Londres conserve son titre de « reine du cut out ». Le nouveau step ? Faire acte de transparence pour une sensualité exacerbée. Chez Nensi Dojaka, la fusion de la lingerie et de la robe de soirée est à son paroxysme. Idem chez Poster Girl où la dentelle vient révéler encore plus de chair. Les shows Fashion East, Rejina Pyo ou encore KNWLS, tous célèbrent les corps en parant les découpes de mousseline et de bijoux comme ces éléments en argents des robes asymétriques de Karoline Vitto qui viennent souligner les formes des mannequins plus size. Côté Christopher Kane, l’un des pionniers du cut out, la découpe se fait façon scalpel chirurgical avec des corsets transparents qui reproduisent la forme du squelette ambiance “six packs”.

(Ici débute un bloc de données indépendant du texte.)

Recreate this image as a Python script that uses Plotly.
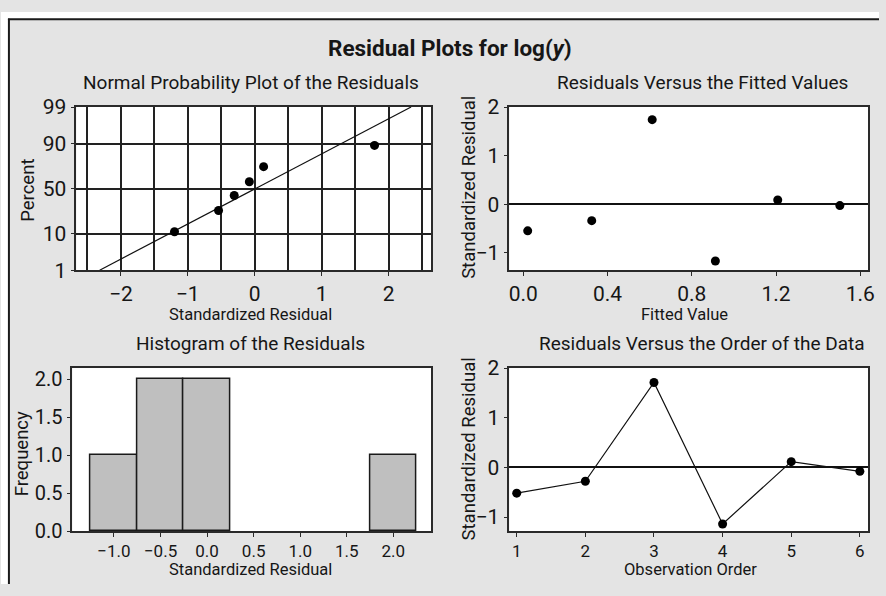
import plotly.graph_objects as go
from statistics import NormalDist

W, H = 886, 596

# ---- data -------------------------------------------------------------
# normal probability plot: ordered standardized residuals and plotting percents
npp_resid = [-1.198, -0.54, -0.306, -0.08, 0.133, 1.79]
npp_percent = [10.9, 26.6, 42.2, 57.8, 73.4, 89.1]
fit_mean, fit_sd = 0.01, 1.0
prob_ticks = [1, 10, 50, 90, 99]

# residuals versus fitted values
fitted_values = [0.021, 0.325, 0.612, 0.912, 1.208, 1.503]
resid_vs_fit = [-0.55, -0.34, 1.74, -1.17, 0.085, -0.03]

# histogram of the residuals
hist_resid = [-1.198, -0.54, -0.306, -0.08, 0.133, 1.79]
hist_bin_start, hist_bin_end, hist_bin_size = -1.25, 2.25, 0.5

# residuals versus observation order
obs_order = [1, 2, 3, 4, 5, 6]
resid_vs_order = [-0.52, -0.28, 1.71, -1.14, 0.115, -0.08]

# ---- helpers ----------------------------------------------------------
FONT = "Roboto, Liberation Sans, sans-serif"
INK = "#161616"
nd = NormalDist()


def px(x):
    return x / W


def py(y):
    return 1 - y / H


def z(p):
    return nd.inv_cdf(p / 100.0)


def base_axis(**kw):
    d = dict(showline=True, mirror=True, linecolor="#2a2a2a", linewidth=1.6,
             ticks="outside", ticklen=4, tickwidth=1.3, tickcolor="#2a2a2a",
             showgrid=False, zeroline=False, fixedrange=True,
             tickfont=dict(family=FONT, size=21, color=INK))
    d.update(kw)
    return d


fig = go.Figure()

# normal probability plot
zl, zh = z(1), z(99)
fig.add_trace(go.Scatter(
    x=[fit_mean + fit_sd * zl, fit_mean + fit_sd * zh], y=[zl, zh],
    mode="lines", line=dict(color="#111", width=1.2),
    xaxis="x", yaxis="y", hoverinfo="skip"))
fig.add_trace(go.Scatter(
    x=npp_resid, y=[z(p) for p in npp_percent], mode="markers",
    marker=dict(color="black", size=9), xaxis="x", yaxis="y"))

# versus fits
fig.add_trace(go.Scatter(
    x=fitted_values, y=resid_vs_fit, mode="markers",
    marker=dict(color="black", size=9), xaxis="x2", yaxis="y2"))

# histogram
fig.add_trace(go.Histogram(
    x=hist_resid, xbins=dict(start=hist_bin_start, end=hist_bin_end, size=hist_bin_size),
    marker=dict(color="#bfbfbf", line=dict(color="#1a1a1a", width=1.5)),
    xaxis="x3", yaxis="y3"))

# versus order
fig.add_trace(go.Scatter(
    x=obs_order, y=resid_vs_order, mode="lines+markers",
    line=dict(color="#111", width=1.2),
    marker=dict(color="black", size=9), xaxis="x4", yaxis="y4"))

grid = dict(showgrid=True, gridcolor="#222", gridwidth=1.5)

fig.update_layout(
    autosize=True, margin=dict(l=0, r=0, t=0, b=0),
    paper_bgcolor="#e4e4e4", plot_bgcolor="white",
    showlegend=False, bargap=0,
    font=dict(family=FONT, color=INK),
    xaxis=base_axis(domain=[px(76), px(434)], anchor="y",
                    range=[-2.665, 2.635], tickmode="linear", tick0=0, dtick=1,
                    minor=dict(tickmode="linear", tick0=0, dtick=0.5, ticks="",
                               showgrid=True, gridcolor="#222", gridwidth=1.5),
                    tickfont=dict(family=FONT, size=21, color=INK), **grid),
    yaxis=base_axis(domain=[py(269), py(99)], anchor="x",
                    range=[zl, zh], tickmode="array",
                    tickvals=[z(p) for p in prob_ticks],
                    ticktext=[str(p) for p in prob_ticks], **grid),
    xaxis2=base_axis(domain=[px(513), px(875)], anchor="y2",
                     range=[-0.066, 1.637], tickmode="linear", tick0=0, dtick=0.4,
                     tickformat=".1f"),
    yaxis2=base_axis(domain=[py(269), py(99)], anchor="x2",
                     range=[-1.36, 2.001], tickmode="linear", tick0=0, dtick=1,
                     zeroline=True, zerolinecolor="#111", zerolinewidth=1.5),
    xaxis3=base_axis(domain=[px(72), px(434)], anchor="y3",
                     range=[-1.447, 2.405], tickmode="linear", tick0=0, dtick=0.5,
                     tickformat=".1f", tickfont=dict(family=FONT, size=17, color=INK)),
    yaxis3=base_axis(domain=[py(541), py(371)], anchor="x3",
                     range=[-0.001, 2.15], tickmode="linear", tick0=0, dtick=0.5,
                     tickformat=".1f", tickfont=dict(family=FONT, size=20, color=INK)),
    xaxis4=base_axis(domain=[px(513), px(875)], anchor="y4",
                     range=[0.893, 6.12], tickmode="linear", tick0=1, dtick=1,
                     tickfont=dict(family=FONT, size=17, color=INK)),
    yaxis4=base_axis(domain=[py(541), py(371)], anchor="x4",
                     range=[-1.286, 2.001], tickmode="linear", tick0=0, dtick=1,
                     zeroline=True, zerolinecolor="#111", zerolinewidth=1.5),
)

# white strip outside the framed panel, plus the frame edges
fig.add_shape(type="rect", xref="paper", yref="paper", x0=0, x1=1, y0=py(7), y1=1,
              fillcolor="white", line_width=0, layer="below")
fig.add_shape(type="rect", xref="paper", yref="paper", x0=0, x1=px(7), y0=0, y1=1,
              fillcolor="white", line_width=0, layer="below")
fig.add_shape(type="line", xref="paper", yref="paper", x0=px(7), x1=1, y0=py(7.5), y1=py(7.5),
              line=dict(color="#1a1a1a", width=2))
fig.add_shape(type="line", xref="paper", yref="paper", x0=px(8), x1=px(8), y0=0, y1=py(7),
              line=dict(color="#1a1a1a", width=2))


def label(text, x, y, size, angle=0):
    fig.add_annotation(text=text, x=px(x), y=py(y), xref="paper", yref="paper",
                       xanchor="center", yanchor="middle", showarrow=False,
                       textangle=angle, font=dict(family=FONT, size=size, color=INK))


label("<b>Residual Plots for log(</b><b><i>y</i></b><b>)</b>", 453, 37, 22.5)

label("Normal Probability Plot of the Residuals", 252, 73, 19)
label("Residuals Versus the Fitted Values", 707.5, 73, 19)
label("Histogram of the Residuals", 251.7, 345, 19)
label("Residuals Versus the Order of the Data", 707, 345, 19)

label("Standardized Residual", 252, 315, 16.5)
label("Fitted Value", 690, 315, 16.5)
label("Standardized Residual", 251.5, 581, 16.5)
label("Observation Order", 695.5, 581, 16.5)

label("Percent", 27, 185.5, 18.5, -90)
label("Standardized Residual", 471.5, 183, 18.5, -90)
label("Frequency", 22, 460, 18.5, -90)
label("Standardized Residual", 472, 455, 18.5, -90)

# the figure fills the page; drop the default body margin and refit
fig.write_html(
    "out.html",
    default_width="100vw", default_height="100vh",
    config={"responsive": True, "displayModeBar": False},
    post_script=(
        "document.documentElement.style.margin='0px';"
        "document.body.style.margin='0px';"
        "document.body.style.overflow='hidden';"
        "Plotly.Plots.resize(document.getElementById('{plot_id}'));"
    ),
)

4. Les premiers pas de S.S. Daley
S.S Daley SS23

Steven Stokey Daley, lauréat du LVMH Prize 2022 qui succède à Nensi Dojaka, a présenté sa toute première collection dans le cadre du calendrier officiel. Pur produit de Liverpool, le jeune créateur a proposé un show dans toute sa splendeur british : des références botaniques et des lapins des jardins et des contes anglais, des imprimés bleu et blanc évoquant la vaisselle Wedgwood, le tout animé par une lecture de textes par des comédiens du National Youth Theater. Chez S.S. Daley, la diversité est aussi au rendez-vous avec des mannequins plus size, et notamment chez l’homme, fait assez rare pour être souligné.

5. Le détail qui tulle
Erdem ss23, Huishan Zhangs SS23, Molly Goddard SS23, Simone Rocha SS23.

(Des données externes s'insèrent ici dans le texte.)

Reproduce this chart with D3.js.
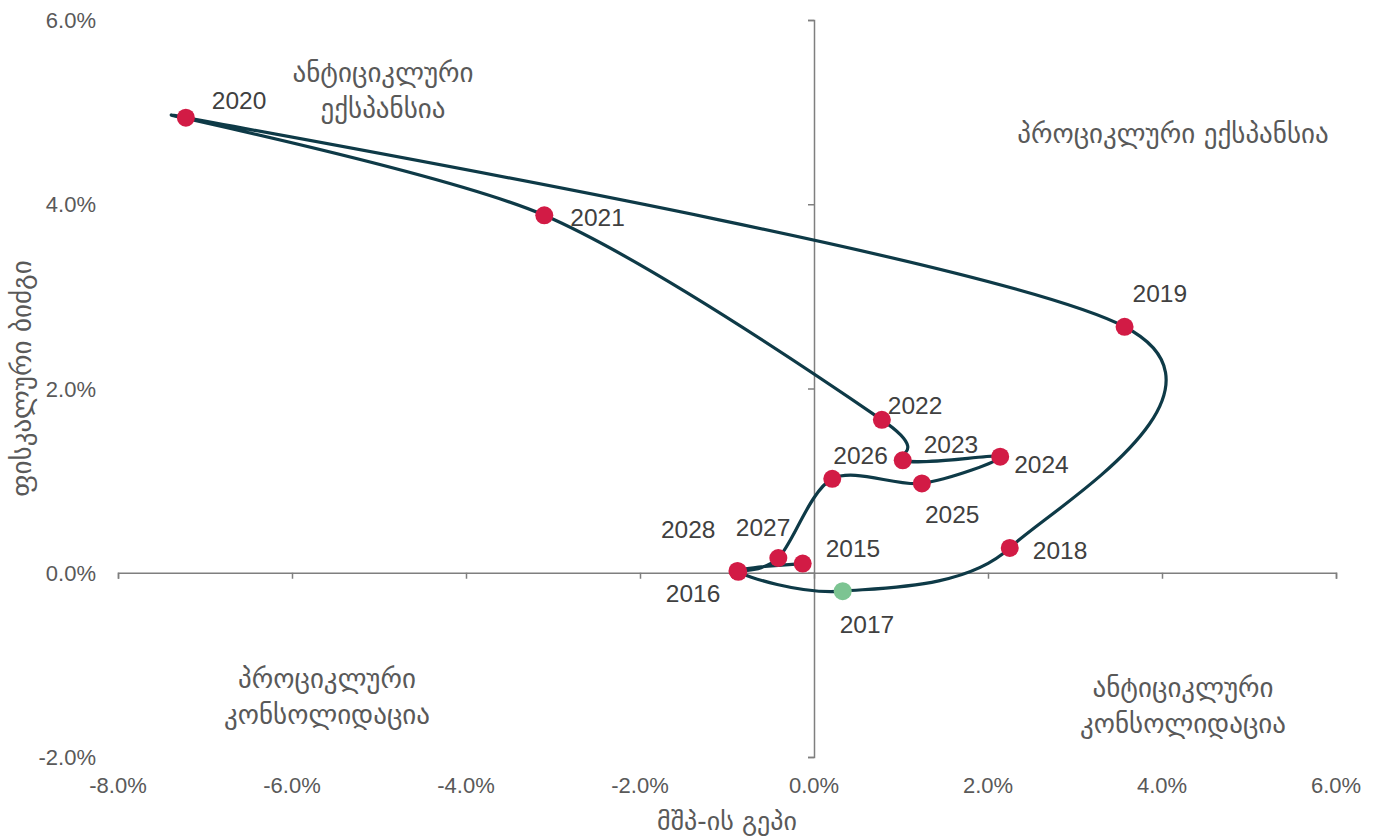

En matière de tulle, c’est deux salles, deux ambiances. D’un côté, le mood historico solennel de Simone Rocha et Erdem (inspiré par les dessous de la collection du musée V&A Museum) ; de l’autre, la fiesta colorée de Molly Goddard et les robes monochromes de Huishan Zhang Leur point commun ? Une volonté de gonfler les silhouettes, de superposer les épaisseurs pour gagner en richesse et en volume. Si Simone Rocha a voulu cumuler broderie anglaise, dentelle et tulle, pour célébrer l’artisanat, Molly Goddard, elle a misé sur le clash des tissus, des textures et des couleurs, dans un jeu de superposition pour un effet feu d’artifice qui soulève la rétine. À vous de choisir votre camp.

6. Voir plus grand
Feben SS23, Dilara Fındıkoğlu SS23, Karoline Vitto SS23, Sinead ODwyer SS23

Si le phénomène a pu être observé à New York, à Londres il fut plus flagrant : les mannequins grande taille sont de plus en plus représentées. Sur le défilé de la brésilienne Karoline Vitto du Fashion East, les robes drapées ornées de découpes aux hanches et à la poitrine ont été désignées pour tous les corps, idem chez Sinéad O Dwyer où les robes filet semblent extensibles. La vraie nouveauté ? La représentation des grandes tailles masculines, notamment sur le show S.S.Daley, lauréat du LVMH Prize 2022. En parallèle de ces initiatives inclusives, persistent pourtant des shows où la maigreur reste le mètre étalon. Faudra-t-il imposer aux designers la mixité des corps ?

7. Montée d’acide
Mark Fast SS23, Molly Goddard SS23, David Koma SS23.

Quand le Burning man rencontre Ibiza, ça donne des tenues fluo, lacées, moirées voire psyché. La créatrice Molly Goddard évoque “une fête à la période pré-Internet” avec des jeux de transparences et des associations de couleurs méga contrastées. Chez Mark Fast où le mélange de fluo est à son apogée, l’esprit Y2K semble maîtriser l’ambiance de la fête. Quant aux silhouettes de David Koma, elles ondulent comme des créatures aquatiques perdues en after : imprimés “essence”, cuissardes holographiques et lunettes de soleil pour tenir jusqu’au bout de la nuit… et au-delà.